Abelianization and Fixed Point Properties of Units in Integral Group Rings

Let G be a finite group and 𝒰 (ℤ G) the unit group of the integral group ring ℤ G. We prove a unit theorem, namely a characterization of when 𝒰(ℤG) satisfies Kazhdan's property (T), both in terms of the finite group G and in terms of the simple components of the semisimple algebra ℚG. Furthermore, it is shown that for 𝒰( ℤ G) this property is equivalent to the weaker property FAb (i.e. every subgroup of finite index has finite abelianization), and in particular also to a hereditary version of Serre's property FA, denoted HFA. More precisely, it is described when all subgroups of finite index in 𝒰 (ℤ G) have both finite abelianization and are not a non-trivial amalgamated product. A crucial step for this is a reduction to arithmetic groups SL_n(𝒪), where 𝒪 is an order in a finite dimensional semisimple ℚ-algebra D, and finite groups G which have the so-called cut property. For such groups G we describe the simple epimorphic images of ℚ G. The proof of the unit theorem fundamentally relies on fixed point properties and the abelianization of the elementary subgroups E_n(D) of SL_n(D).
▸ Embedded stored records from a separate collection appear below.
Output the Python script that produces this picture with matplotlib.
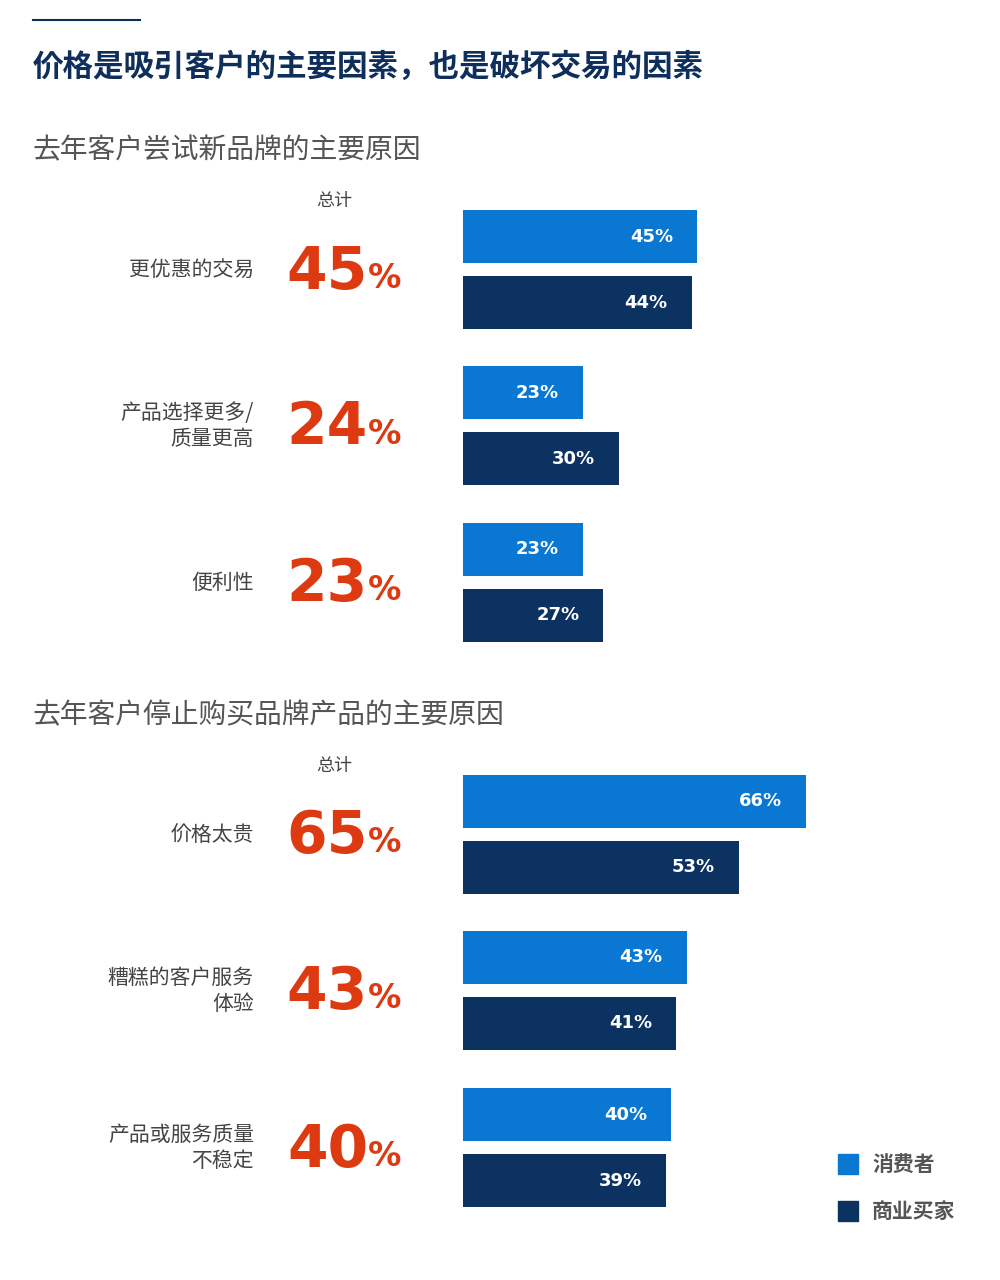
import matplotlib
matplotlib.use("Agg")
import matplotlib.pyplot as plt
from matplotlib.patches import Rectangle
from matplotlib import font_manager as fm

cjk = None
for f in fm.findSystemFonts():
    n = f.lower()
    if "notosanscjk" in n.replace(" ", "").replace("-", "") or "notosanscjk" in n.replace("_", ""):
        if "bold" not in n and ("regular" in n or cjk is None):
            cjk = f
cjk_bold = None
for f in fm.findSystemFonts():
    n = f.lower().replace("-", "")
    if "notosanscjk" in n and "bold" in n:
        cjk_bold = f
        break
if cjk:
    fm.fontManager.addfont(cjk)
if cjk_bold:
    fm.fontManager.addfont(cjk_bold)
FP = fm.FontProperties(fname=cjk) if cjk else fm.FontProperties(family="Noto Sans CJK SC")
FPB = fm.FontProperties(fname=cjk_bold) if cjk_bold else FP

title = "价格是吸引客户的主要因素，也是破坏交易的因素"
sec_titles = ["去年客户尝试新品牌的主要原因", "去年客户停止购买品牌产品的主要原因"]
cats1 = ["更优惠的交易", "产品选择更多/\n质量更高", "便利性"]
total1 = [45, 24, 23]
consumer1 = [45, 23, 23]
business1 = [44, 30, 27]
cats2 = ["价格太贵", "糟糕的客户服务\n体验", "产品或服务质量\n不稳定"]
total2 = [65, 43, 40]
consumer2 = [66, 43, 40]
business2 = [53, 41, 39]
legend_labels = ["消费者", "商业买家"]

C_LIGHT = "#0a78d2"
C_DARK = "#0b3261"
C_RED = "#de3a12"
C_NAVY = "#0e2e5c"
C_GRAY = "#444444"

W, H = 1000, 1280
fig = plt.figure(figsize=(10, 12.8), dpi=100)
ax = fig.add_axes([0, 0, 1, 1])
PX = 5.2
X0 = 463
ax.set_xlim(-X0 / PX, (W - X0) / PX)
ax.set_ylim(H, 0)
ax.axis("off")

def px(x):
    return (x - X0) / PX

def fp(size, bold=False):
    p = (FPB if bold else FP).copy()
    p.set_size(size)
    if bold and not cjk_bold:
        p.set_weight("bold")
    return p

ax.plot([px(33), px(140)], [20, 20], color=C_NAVY, lw=1.5)
ax.text(px(33), 67, title, fontproperties=fp(22, True), color=C_NAVY, va="center")

def section(ys, cats, total, cons, bus, sec_y, title_txt):
    ax.text(px(33), sec_y, title_txt, fontproperties=fp(20), color="#555555", va="center")
    ax.text(px(334), sec_y + 51, "总计", fontproperties=fp(13), color=C_GRAY, va="center", ha="center")
    for y0, c, t, a, b in zip(ys, cats, total, cons, bus):
        ax.barh(y0 + 26.5, a, height=53, left=0, color=C_LIGHT)
        ax.barh(y0 + 92.5, b, height=53, left=0, color=C_DARK)
        for v, yy in ((a, y0 + 26.5), (b, y0 + 92.5)):
            ax.text(v - 24 / PX, yy, f"{v}%", color="white", fontsize=13, fontweight="bold",
                    ha="right", va="center", fontfamily="DejaVu Sans")
        cy = y0 + 60
        ax.text(px(254), cy, c, fontproperties=fp(15), color=C_GRAY, ha="right", va="center",
                linespacing=1.2)
        ax.text(px(368), cy + 2, str(t), fontsize=42, fontweight="bold", color=C_RED,
                ha="right", va="center", fontfamily="DejaVu Sans")
        ax.text(px(368), cy + 8, "%", fontsize=24, fontweight="bold", color=C_RED,
                ha="left", va="center", fontfamily="DejaVu Sans")

section([210, 366, 523], cats1, total1, consumer1, business1, 150, sec_titles[0])
section([775, 931, 1088], cats2, total2, consumer2, business2, 715, sec_titles[1])

for (yy, col, lab) in ((1164, C_LIGHT, legend_labels[0]), (1211, C_DARK, legend_labels[1])):
    ax.add_patch(Rectangle((px(838), yy - 10), 20 / PX, 20, color=col))
    ax.text(px(872), yy, lab, fontproperties=fp(15, True), color="#555555", va="center")

fig.savefig("out.png", dpi=100, facecolor="white")
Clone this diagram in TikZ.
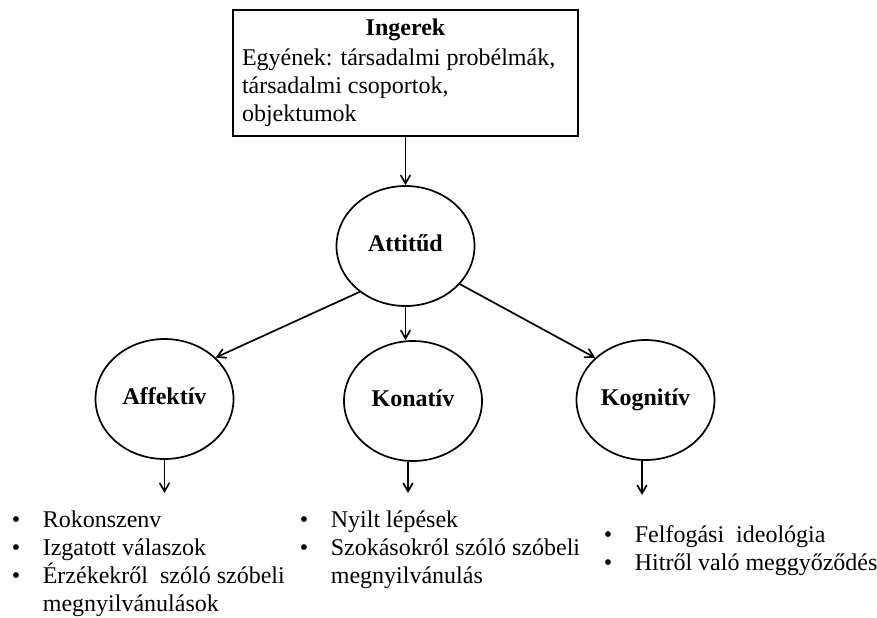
\documentclass[tikz,border=0pt]{standalone}
\usepackage{fontspec}
\setmainfont{Liberation Serif}
\usetikzlibrary{arrows,shapes.geometric}

\newcommand{\itm}[1]{\makebox[15.5pt][l]{\textbullet}#1}
\newcommand{\cont}[1]{\hspace*{15.5pt}#1}

\begin{document}
\begin{tikzpicture}[->,>=angle 60,x=0.5pt,y=-0.5pt,line width=0.85pt,
                    font=\fontsize{12}{14}\selectfont]

  \tikzstyle{stim}=[rectangle,draw,align=flush left,text width=163.5pt,
                    minimum height=63pt,inner xsep=4.5pt]
  \tikzstyle{comp}=[ellipse,draw,minimum width=69pt,minimum height=60pt,
                    inner sep=0pt,text height=8pt,text depth=2.5pt,
                    font=\fontsize{12}{14}\selectfont\bfseries]
  \tikzstyle{items}=[align=left,anchor=north west,inner sep=0pt]

  \useasboundingbox (0,0) rectangle (877,617);

  \node[stim] (ing) at (405.5,73)
    {\hfill\textbf{Ingerek}\hfill\mbox{}\\[1pt]
     \mbox{Egyének: társadalmi probélmák,}\\
     \mbox{társadalmi csoportok,}\\ objektumok};

  \node[comp] (att) at (405.5,246) {Attitűd};
  \node[comp] (aff) at (164.5,399) {Affektív};
  \node[comp] (kon) at (413,401)   {Konatív};
  \node[comp] (kog) at (645.5,400) {Kognitív};

  \node[items] (lst-aff) at (11,510)
    {\itm{Rokonszenv}\\ \itm{Izgatott válaszok}\\
     \itm{Érzékekről~ szóló szóbeli}\\ \cont{megnyilvánulások}};
  \node[items] (lst-kon) at (299,510)
    {\itm{Nyilt lépések}\\ \itm{Szokásokról szóló szóbeli}\\
     \cont{megnyilvánulás}};
  \node[items] (lst-kog) at (603,525)
    {\itm{Felfogási~ ideológia}\\ \itm{Hitről való meggyőződés}};

  \coordinate (aff-out) at (164.5,493);
  \coordinate (kon-out) at (408,493);
  \coordinate (kog-out) at (642,495);

  \path (ing) edge (att)
        (att.225) edge (aff.39)
        (att.south) edge (att.south |- kon.north)
        (att.325) edge (kog.140.5)
        (aff.south) edge (aff-out)
        (kon-out |- kon.south) edge (kon-out)
        (kog-out |- kog.south) edge (kog-out);
\end{tikzpicture}
\end{document}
These groups are well understood except in the degenerate case of lower rank, i.e. for SL_2(𝒪) with 𝒪 an order in a division algebra D with a finite number of units. In this setting we determine Serre's property for E_2(𝒪) and its subgroups of finite index. We construct a generic and computable exact sequence describing its abelianization, affording a closed formula for its ℤ-rank.